START

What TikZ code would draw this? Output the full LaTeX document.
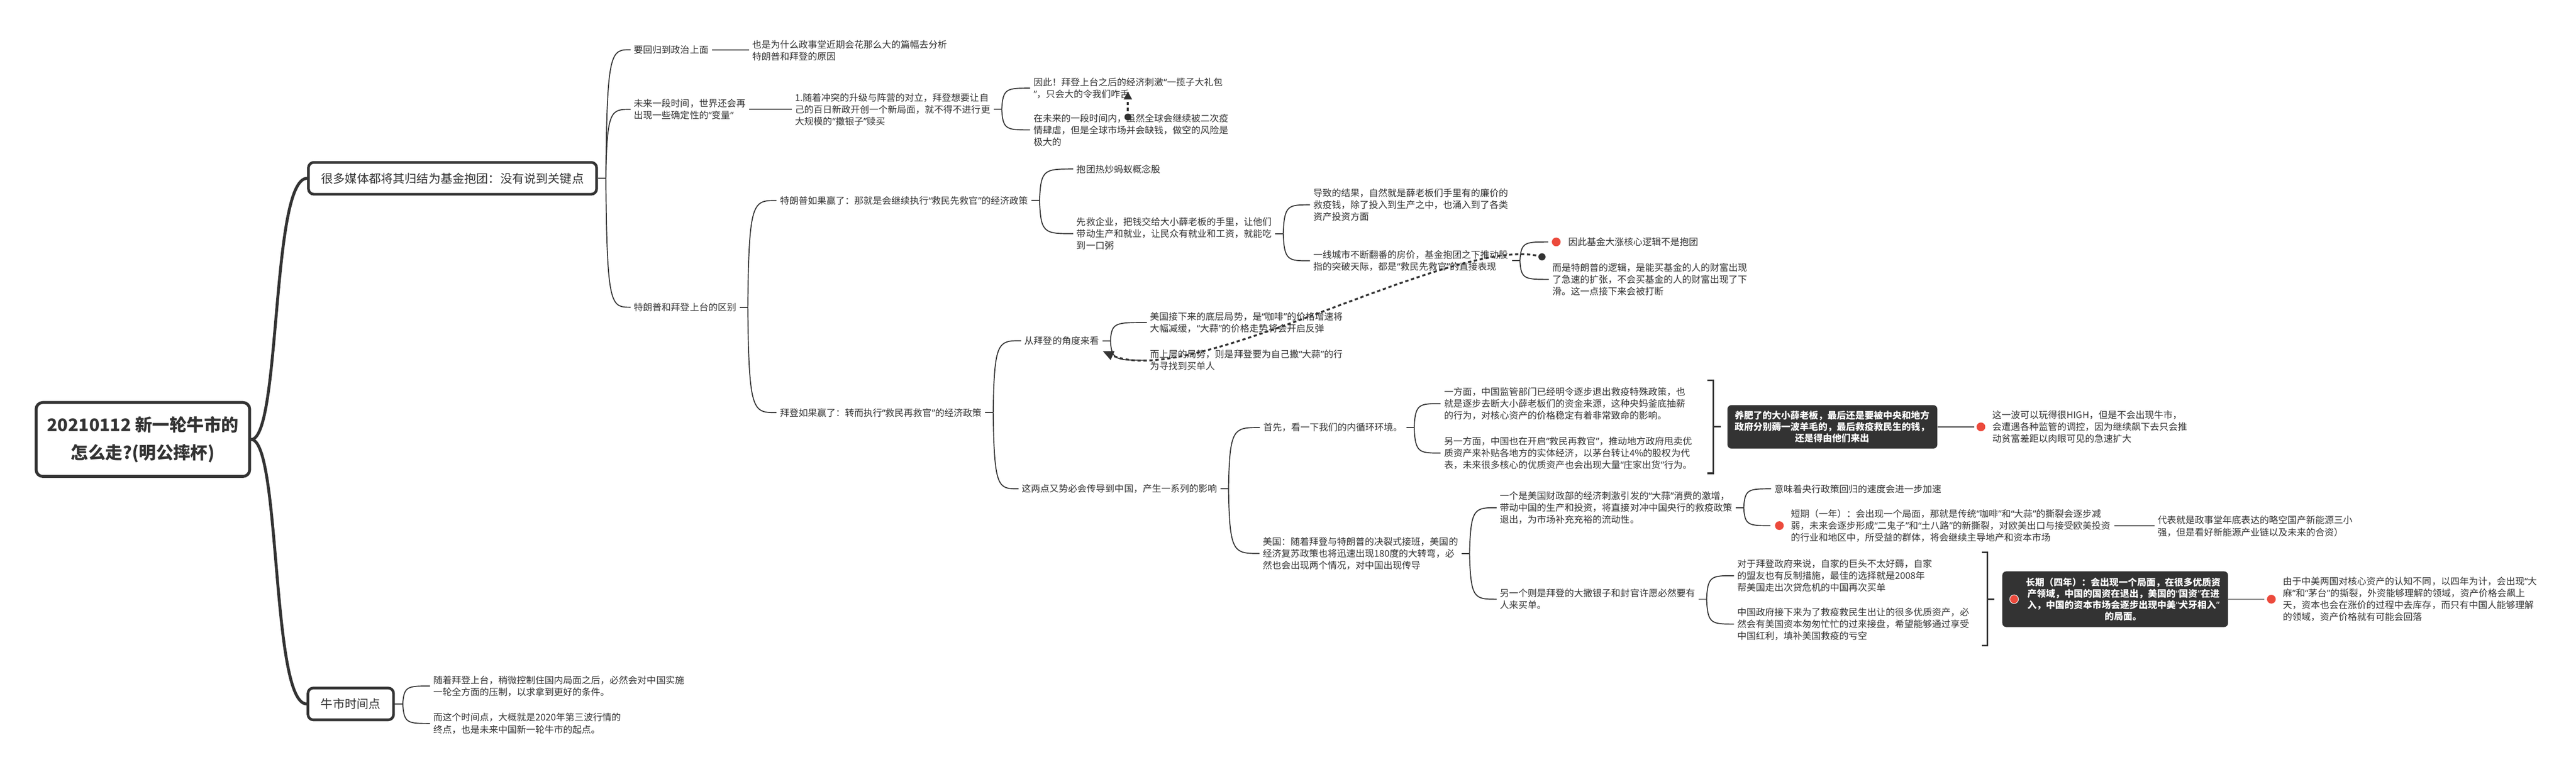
\documentclass[tikz,border=0pt]{standalone}
\usepackage{fontspec}
\setmainfont{Noto Sans CJK SC}
\newfontfamily\qfont{Noto Sans}
\newcommand\oq{{\qfont “}}
\newcommand\cq{{\qfont ”}}
\usetikzlibrary{calc,arrows.meta}
\definecolor{ink}{HTML}{333333}
\definecolor{dotred}{HTML}{EC4A3C}
\newcommand\stub[3][10]{\draw[ln] ($(#2.east)+(#1,0)$) -- ($(#2.east)+(#1+24,0)$) coordinate (#3);}
\newcommand\lnk[3][10]{\draw[ln] (#2) .. controls ($(#2|-#3.west)+(3,0)$) and ($(#2|-#3.west)+(15,0)$) .. ($(#3.west)+(-#1,0)$);}
\newcommand\sline[3][10]{\draw[ln] ($(#2.east)+(10,0)$) -- ($(#2.east-|#3.west)+(-#1,0)$);}
\newcommand\rdot[2][36]{\fill[dotred] ($(#2.west)+(-#1,0)$) circle (3.3pt);}
\begin{document}
\begin{tikzpicture}[x=0.25pt,y=-0.25pt,
  txt/.style={anchor=west,inner sep=0pt,align=left,text=ink,font=\fontsize{7pt}{9pt}\selectfont},
  ln/.style={draw=ink,line width=0.75pt},
  rootln/.style={draw=ink,line width=2.2pt},
  rootbox/.style={draw=ink,line width=2.2pt,rounded corners=5pt,fill=white,text=ink,align=center,
    font=\bfseries\fontsize{13pt}{21pt}\selectfont,minimum width=161pt,minimum height=55.75pt,inner sep=0pt},
  topic/.style={draw=ink,line width=2pt,rounded corners=4pt,fill=white,text=ink,
    font=\fontsize{9pt}{11pt}\selectfont,inner sep=0pt,minimum height=24pt},
  sumbox/.style={fill=ink,rounded corners=3pt,text=white,align=center,inner sep=0pt},
  sumtxt/.style={text=white,align=center,inner sep=0pt,font=\bfseries\fontsize{7pt}{8.6pt}\selectfont},
  brk/.style={draw=ink,line width=1.25pt},
  relln/.style={draw=ink,line width=1.4pt,dash pattern=on 2.5pt off 2pt},
]
\fill[white] (0,0) rectangle (7770,2328);
\useasboundingbox (0,0) rectangle (7770,2328);

% ---------- root and main topics
\node[rootbox] (root) at (431,1326) {20210112 新一轮牛市的\\怎么走?(明公摔杯)};
\node[topic,minimum width=217.25pt] (br1) at (1365,538) {很多媒体都将其归结为基金抱团：没有说到关键点};
\node[topic,minimum width=64.5pt] (br2) at (1058,2124) {牛市时间点};
\draw[rootln] (root.east) .. controls ($(root.east)+(90,0)$) and ($(root.east|-br1.west)+(60,0)$) .. (br1.west);
\draw[rootln] (root.east) .. controls ($(root.east)+(90,0)$) and ($(root.east|-br2.west)+(60,0)$) .. (br2.west);

% ---------- branch 1
\node[txt] (A1) at (1912,150) {要回归到政治上面};
\node[txt] (A1c) at (2269,152) {也是为什么政事堂近期会花那么大的篇幅去分析\\特朗普和拜登的原因};
\node[txt] (A2) at (1912,330) {未来一段时间，世界还会再\\出现一些确定性的\oq 变量\cq};
\node[txt] (A2c) at (2398,330) {1.随着冲突的升级与阵营的对立，拜登想要让自\\己的百日新政开创一个新局面，就不得不进行更\\大规模的\oq 撒银子\cq 赎买};
\node[txt] (A2a) at (3117,266) {因此！拜登上台之后的经济刺激\oq 一揽子大礼包\\\cq ，只会大的令我们咋舌};
\node[txt] (A2b) at (3117,392) {在未来的一段时间内，虽然全球会继续被二次疫\\情肆虐，但是全球市场并会缺钱，做空的风险是\\极大的};
\node[txt] (A3) at (1912,927) {特朗普和拜登上台的区别};

\node[txt] (B1) at (2352,605) {特朗普如果赢了：那就是会继续执行\oq 救民先救官\cq 的经济政策};
\node[txt] (B2) at (2352,1245) {拜登如果赢了：转而执行\oq 救民再救官\cq 的经济政策};

\node[txt] (C1) at (3247,510) {抱团热炒蚂蚁概念股};
\node[txt] (C2) at (3247,705) {先救企业，把钱交给大小薛老板的手里，让他们\\带动生产和就业，让民众有就业和工资，就能吃\\到一口粥};
\node[txt] (D1) at (3961,618) {导致的结果，自然就是薛老板们手里有的廉价的\\救疫钱，除了投入到生产之中，也涌入到了各类\\资产投资方面};
\node[txt] (D2) at (3961,787) {一线城市不断翻番的房价，基金抱团之下推动股\\指的突破天际，都是\oq 救民先救官\cq 的直接表现};
\node[txt] (E1) at (4730,730) {因此基金大涨核心逻辑不是抱团};
\node[txt] (E2) at (4682,843) {而是特朗普的逻辑，是能买基金的人的财富出现\\了急速的扩张，不会买基金的人的财富出现了下\\滑。这一点接下来会被打断};

\node[txt] (F1) at (3090,1028) {从拜登的角度来看};
\node[txt] (F1a) at (3469,973) {美国接下来的底层局势，是\oq 咖啡\cq 的价格增速将\\大幅减缓，\oq 大蒜\cq 的价格走势将会开启反弹};
\node[txt] (F1b) at (3469,1087) {而上层的局势，则是拜登要为自己撒\oq 大蒜\cq 的行\\为寻找到买单人};
\node[txt] (F2) at (3082,1475) {这两点又势必会传导到中国，产生一系列的影响};

\node[txt] (G1) at (3810,1290) {首先，看一下我们的内循环环境。};
\node[txt] (G1a) at (4355,1218) {一方面，中国监管部门已经明令逐步退出救疫特殊政策，也\\就是逐步去断大小薛老板们的资金来源，这种央妈釜底抽薪\\的行为，对核心资产的价格稳定有着非常致命的影响。};
\node[txt] (G1b) at (4355,1367) {另一方面，中国也在开启\oq 救民再救官\cq ，推动地方政府甩卖优\\质资产来补贴各地方的实体经济，以茅台转让4\%的股权为代\\表，未来很多核心的优质资产也会出现大量\oq 庄家出货\cq 行为。};

\node[txt] (G2) at (3809,1670) {美国：随着拜登与特朗普的决裂式接班，美国的\\经济复苏政策也将迅速出现180度的大转弯，必\\然也会出现两个情况，对中国出现传导};
\node[txt] (H1) at (4524,1532) {一个是美国财政部的经济刺激引发的\oq 大蒜\cq 消费的激增，\\带动中国的生产和投资，将直接对冲中国央行的救疫政策\\退出，为市场补充充裕的流动性。};
\node[txt] (H2) at (4524,1808) {另一个则是拜登的大撒银子和封官许愿必然要有\\人来买单。};
\node[txt] (I1) at (5352,1475) {意味着央行政策回归的速度会进一步加速};
\node[txt] (I2) at (5401,1586) {短期（一年）：会出现一个局面，那就是传统\oq 咖啡\cq 和\oq 大蒜\cq 的撕裂会逐步减\\弱，未来会逐步形成\oq 二鬼子\cq 和\oq 土八路\cq 的新撕裂，对欧美出口与接受欧美投资\\的行业和地区中，所受益的群体，将会继续主导地产和资本市场};
\node[txt] (I2a) at (6508,1588) {代表就是政事堂年底表达的略空国产新能源三小\\强，但是看好新能源产业链以及未来的合资）};
\node[txt] (J1) at (5240,1737) {对于拜登政府来说，自家的巨头不太好薅，自家\\的盟友也有反制措施，最佳的选择就是2008年\\帮美国走出次贷危机的中国再次买单};
\node[txt] (J2) at (5240,1883) {中国政府接下来为了救疫救民生出让的很多优质资产，必\\然会有美国资本匆匆忙忙的过来接盘，希望能够通过享受\\中国红利，填补美国救疫的亏空};

% ---------- summaries
\node[sumbox,minimum width=158.25pt,minimum height=32.75pt,font=\bfseries\fontsize{7pt}{8.5pt}\selectfont] (S1) at (5527,1288) {养肥了的大小薛老板，最后还是要被中央和地方\\政府分别薅一波羊毛的，最后救疫救民生的钱，\\还是得由他们来出};
\node[txt] (S1c) at (6009,1288) {这一波可以玩得很HIGH，但是不会出现牛市，\\会遭遇各种监管的调控，因为继续飙下去只会推\\动贫富差距以肉眼可见的急速扩大};
\node[sumbox,minimum width=170.25pt,minimum height=42pt] (S2) at (6380,1808) {};
\node[sumtxt] (S2t) at (6405,1808) {长期（四年）：会出现一个局面，在很多优质资\\产领域，中国的国资在退出，美国的\oq 国资\cq 在进\\入，中国的资本市场会逐步出现中美\oq 犬牙相入\cq \\的局面。};
\node[txt] (S2c) at (6886,1808) {由于中美两国对核心资产的认知不同，以四年为计，会出现\oq 大\\麻\cq 和\oq 茅台\cq 的撕裂，外资能够理解的领域，资产价格会飙上\\天，资本也会在涨价的过程中去库存，而只有中国人能够理解\\的领域，资产价格就有可能会回落};

% ---------- branch 2
\node[txt] (K1) at (1307,2070) {随着拜登上台，稍微控制住国内局面之后，必然会对中国实施\\一轮全方面的压制，以求拿到更好的条件。};
\node[txt] (K2) at (1307,2183) {而这个时间点，大概就是2020年第三波行情的\\终点，也是未来中国新一轮牛市的起点。};

% ---------- connectors
\stub[0]{br1}{j0} \lnk{j0}{A1} \lnk{j0}{A2} \lnk{j0}{A3}
\sline{A1}{A1c} \sline{A2}{A2c}
\stub{A2c}{j2} \lnk{j2}{A2a} \lnk{j2}{A2b}
\stub{A3}{j3} \lnk{j3}{B1} \lnk{j3}{B2}
\stub{B1}{j4} \lnk{j4}{C1} \lnk{j4}{C2}
\stub{C2}{j5} \lnk{j5}{D1} \lnk{j5}{D2}
\stub{D2}{j6} \lnk[60]{j6}{E1} \lnk{j6}{E2}
\stub{B2}{j7} \lnk{j7}{F1} \lnk{j7}{F2}
\stub{F1}{j8} \lnk{j8}{F1a} \lnk{j8}{F1b}
\stub{F2}{j9} \lnk{j9}{G1} \lnk{j9}{G2}
\stub{G1}{j10} \lnk{j10}{G1a} \lnk{j10}{G1b}
\stub{G2}{j11} \lnk{j11}{H1} \lnk{j11}{H2}
\stub{H1}{j12} \lnk{j12}{I1} \lnk[61]{j12}{I2}
\sline[10]{I2}{I2a}
\stub{H2}{j13} \lnk{j13}{J1} \lnk{j13}{J2}
\stub[0]{br2}{j14} \lnk{j14}{K1} \lnk{j14}{K2}

% summary brackets
\coordinate (b1t) at (5168,1147); \coordinate (b1b) at (5168,1428);
\draw[brk] ($(b1t)+(-18,0)$) -- (b1t) -- (b1b) -- ($(b1b)+(-18,0)$);
\draw[brk] ($(b1t)!0.5!(b1b)$) -- ++(22,0);
\coordinate (b2t) at (5994,1667); \coordinate (b2b) at (5994,1948);
\draw[brk] ($(b2t)+(-16,0)$) -- (b2t) -- (b2b) -- ($(b2b)+(-16,0)$);
\draw[brk] ($(b2t)!0.5!(b2b)$) -- ++(22,0);
\draw[ln] (S1.east) -- ($(S1c.west)+(-54,0)$);
\draw[ln] (S2.east) -- ($(S2c.west)+(-56,0)$);

% red markers
\rdot{E1} \rdot[34]{I2} \rdot[34]{S1c} \rdot[35]{S2c}
\filldraw[fill=dotred,draw=white,line width=0.4pt] (6075,1808) circle (3.3pt);

% relationship lines
\coordinate (r1s) at ($(A2b.west)+(285,-39)$);
\coordinate (r1e) at ($(A2a.west)+(285,10)$);
\draw[relln,-{Triangle[length=6pt,width=6pt]}] (r1s) -- (r1e);
\fill[ink] (r1s) circle (2.6pt);
\coordinate (r2s) at ($(E2.west)+(-31,-68)$);
\coordinate (r2e) at ($(F1.east)+(11,32)$);
\draw[relln,-{Triangle[length=8pt,width=7pt]}] (r2s) .. controls (4400,700) and (3600,1180) .. (r2e);
\fill[ink] (r2s) circle (2.7pt);
\end{tikzpicture}
\end{document}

END

• THE PROBLEM:
Write out the lines from the start of the material to the line with "($(root.east|-br2.west)+(60,0)$) .. (br2.west);", inclusive and exactly. Skip the pictures.

• RESULT OF THE TASK:
What TikZ code would draw this? Output the full LaTeX document.
\documentclass[tikz,border=0pt]{standalone}
\usepackage{fontspec}
\setmainfont{Noto Sans CJK SC}
\newfontfamily\qfont{Noto Sans}
\newcommand\oq{{\qfont “}}
\newcommand\cq{{\qfont ”}}
\usetikzlibrary{calc,arrows.meta}
\definecolor{ink}{HTML}{333333}
\definecolor{dotred}{HTML}{EC4A3C}
\newcommand\stub[3][10]{\draw[ln] ($(#2.east)+(#1,0)$) -- ($(#2.east)+(#1+24,0)$) coordinate (#3);}
\newcommand\lnk[3][10]{\draw[ln] (#2) .. controls ($(#2|-#3.west)+(3,0)$) and ($(#2|-#3.west)+(15,0)$) .. ($(#3.west)+(-#1,0)$);}
\newcommand\sline[3][10]{\draw[ln] ($(#2.east)+(10,0)$) -- ($(#2.east-|#3.west)+(-#1,0)$);}
\newcommand\rdot[2][36]{\fill[dotred] ($(#2.west)+(-#1,0)$) circle (3.3pt);}
\begin{document}
\begin{tikzpicture}[x=0.25pt,y=-0.25pt,
  txt/.style={anchor=west,inner sep=0pt,align=left,text=ink,font=\fontsize{7pt}{9pt}\selectfont},
  ln/.style={draw=ink,line width=0.75pt},
  rootln/.style={draw=ink,line width=2.2pt},
  rootbox/.style={draw=ink,line width=2.2pt,rounded corners=5pt,fill=white,text=ink,align=center,
    font=\bfseries\fontsize{13pt}{21pt}\selectfont,minimum width=161pt,minimum height=55.75pt,inner sep=0pt},
  topic/.style={draw=ink,line width=2pt,rounded corners=4pt,fill=white,text=ink,
    font=\fontsize{9pt}{11pt}\selectfont,inner sep=0pt,minimum height=24pt},
  sumbox/.style={fill=ink,rounded corners=3pt,text=white,align=center,inner sep=0pt},
  sumtxt/.style={text=white,align=center,inner sep=0pt,font=\bfseries\fontsize{7pt}{8.6pt}\selectfont},
  brk/.style={draw=ink,line width=1.25pt},
  relln/.style={draw=ink,line width=1.4pt,dash pattern=on 2.5pt off 2pt},
]
\fill[white] (0,0) rectangle (7770,2328);
\useasboundingbox (0,0) rectangle (7770,2328);

% ---------- root and main topics
\node[rootbox] (root) at (431,1326) {20210112 新一轮牛市的\\怎么走?(明公摔杯)};
\node[topic,minimum width=217.25pt] (br1) at (1365,538) {很多媒体都将其归结为基金抱团：没有说到关键点};
\node[topic,minimum width=64.5pt] (br2) at (1058,2124) {牛市时间点};
\draw[rootln] (root.east) .. controls ($(root.east)+(90,0)$) and ($(root.east|-br1.west)+(60,0)$) .. (br1.west);
\draw[rootln] (root.east) .. controls ($(root.east)+(90,0)$) and ($(root.east|-br2.west)+(60,0)$) .. (br2.west);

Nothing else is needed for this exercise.